Avec ce retard de l’impression, les journaux annoncent la chute de la Commune aujourd’hui. Le Siècle qui se prétendait d’une droite modérée, se noie à son tour dans la férocité des bourreaux de Versailles : « Ainsi finit ce lamentable drame, où une bande de scélérats cosmopolites a conçu et a tenté de mettre à exécution le monstrueux projet de détruire Paris, ne pouvant l’entraîner dans son orgie démagogique ». Et de raconter les derniers combats : « La lutte a pris depuis hier un caractère de férocité dont il n’y a pas trace dans les annales de nos guerres civiles », sans jamais condamner la violence disproportionnée que le gouvernement fait s’abattre sur celles et ceux qui rêvaient d’un monde plus juste : « Nos soldats ne font plus de quartier ; ils massacrent sans pitié tous ceux qui leur tombent entre les mains ».

Le Siècle note en passant que « les membres de la commune, les incendiaires et les soldats pris dans les rangs des insurgés » sont exécutés sommairement sans accompagner la nouvelle de l’outrage auxquels les otages de la Commune ont eu droit. Cette partialité, cet aveuglement au regard de leurs propres crimes en dit long sur ce qui motive les conservateurs et les réactionnaires dans cette lutte. Ils ne viennent pas défendre des principes, affirmer une façon de faire société. Non. Ils vont au combat avec leurs pulsions tribales et xénophobes. Ils défendent leur caste et considèrent ceux qui voulaient s’en prendre à leurs intérêts comme leur ennemi. Eux qui délirent la famille et la nation d’ordinaire font abstraction de ces valeurs quand ils tuent d’autres français, leurs frères, leurs sœurs. « Etrangers », « scélérats cosmopolites », à chaque fois que les conservateurs, même les plus « modérés » se réfèrent aux communeux, c’est en les faisant autres, étrangers, à peine humains, pas assez en tout cas pour mériter les ménagements qu’ils se réservent à eux-mêmes.

Il faut le voir, poser ses yeux, soutenir le regard. Le massacre des bourreaux de Versailles montre le visage des conservateurs, le visage monstrueux d’un corps tribal et xénophobe. Il faut les voir, ces conservateurs, savourer le massacre de milliers de personnes et s’indigner de la mort d’une poignée d’hommes. Il y a une raison. Il y a forcément une raison. C’est que les conservateurs pensent par castes, défendent leurs intérêts, maintiennent et étendent leurs pouvoirs et privilèges. Dans leur représentation inégalitaire du monde, la mort de dizaines de milliers de gens qui défiaient leur pouvoir n’est rien contre la mort d’une poignée des leurs.

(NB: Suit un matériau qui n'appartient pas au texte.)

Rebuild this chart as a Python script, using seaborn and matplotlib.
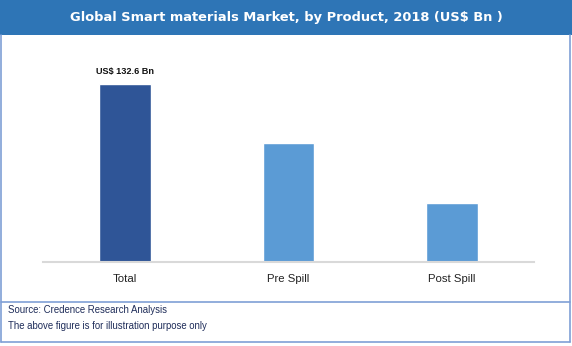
import matplotlib
matplotlib.use("Agg")
import matplotlib.pyplot as plt
from matplotlib.patches import Rectangle
from matplotlib.lines import Line2D
import seaborn as sns
import pandas as pd

categories = ["Total", "Pre Spill", "Post Spill"]
values = [132.6, 88.6, 44.0]
bar_colors = ["#2F5597", "#5B9BD5", "#5B9BD5"]
title = "Global Smart materials Market, by Product, 2018 (US$ Bn )"
value_label = "US$ 132.6 Bn"
source_lines = ["Source: Credence Research Analysis",
                "The above figure is for illustration purpose only"]

W, H = 572, 346
sns.set_theme(style="white")
plt.rcParams["font.family"] = ["Liberation Sans", "DejaVu Sans"]

fig = plt.figure(figsize=(W / 100, H / 100), dpi=100)
fig.patch.set_facecolor("white")

def fx(px):
    return px / W

def fy(py):
    return 1 - py / H

# title banner
fig.patches.append(Rectangle((fx(0), fy(35)), 1, 35 / H, transform=fig.transFigure,
                             facecolor="#2E75B6", edgecolor="none", zorder=0))
fig.text(fx(286), fy(18), title, color="white", fontsize=9.4, fontweight="bold",
         family="DejaVu Sans", ha="center", va="center")

# frame lines
frame_c = "#7F9FD6"
for (x0, y0, x1, y1) in [(1, 35, 1, 342), (570, 35, 570, 342), (1, 342, 570, 342), (1, 302, 570, 302)]:
    fig.add_artist(Line2D([fx(x0), fx(x1)], [fy(y0), fy(y1)], transform=fig.transFigure,
                          color=frame_c, lw=1.2))

ax = fig.add_axes([fx(43), fy(262), fx(534) - fx(43), (262 - 40) / H])
df = pd.DataFrame({"category": categories, "value": values})
sns.barplot(data=df, x="category", y="value", hue="category", palette=bar_colors,
            legend=False, width=0.317, ax=ax, saturation=1)
ax.set_xlim(-0.5, 2.5)
ax.set_ylim(0, 165.4)
ax.set_xlabel("")
ax.set_ylabel("")
ax.set_yticks([])
for s in ["top", "left", "right"]:
    ax.spines[s].set_visible(False)
ax.spines["bottom"].set_color("#D9D9D9")
ax.spines["bottom"].set_linewidth(1.5)
ax.tick_params(axis="x", length=0, pad=9, labelsize=8.2, labelcolor="#222222")
ax.patch.set_alpha(0)

ax.annotate(value_label, (0, values[0]), xytext=(0, 6), textcoords="offset points",
            ha="center", va="bottom", fontsize=6.6, fontweight="bold", color="#111111")

fig.text(fx(8), fy(310), source_lines[0], fontsize=6.9, color="#1F2D5A", va="center")
fig.text(fx(8), fy(326), source_lines[1], fontsize=6.9, color="#1F2D5A", va="center")

fig.savefig("out.png", dpi=100, facecolor="white")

Ce massacre des bourreaux de Versailles accompagne la naissance d’une République qui se voulait sociale, soumise aujourd’hui par toute la violence de leurs ressources à cette représentation conservatrice, inégalitaire, tribale et xénophobe. Non, cette République n’est pas, ne sera plus une organisation composée de membres qui se valent et s’équilibrent, ici la droite, là la gauche, ici les plus riches, là les plus pauvres, qui débattent, défendent leurs intérêts et finissent par s’accorder. Non. La représentation de différents courants de la société aux assemblées, l’alternance même aux responsabilités entre un parti de droite un jour et un parti de gauche le jour suivant est une mystification qui tend à faire accroire que toutes les voix finissent par être entendues. Mais ce dont cette République est faite à partir de ce massacre, ce dont elle sera faite demain, c’est d’une poignée de puissants qui mettent au pas le reste de la société, voient le monde par la lorgnette de leurs propres intérêts, font montre d’une indulgence illimitée pour les leurs, délirent les fautes plus ou moins imaginaires des autres, ou plutôt exagèrent la seule faute qui compte vraiment à leurs yeux, celle de s’en prendre un tant soit peu à leurs privilèges. Et demain ce seront les peuples colonisés, les communistes, les juifs, les femmes, les personnes qui ont un goût sensuel ou une identité qui diffère, les musulmans et toujours et de toutes façons les pauvres, à qui cette République ne peut pas se permettre de laisser la moindre place, à moins de reconnaître qu’elle est ce monstre.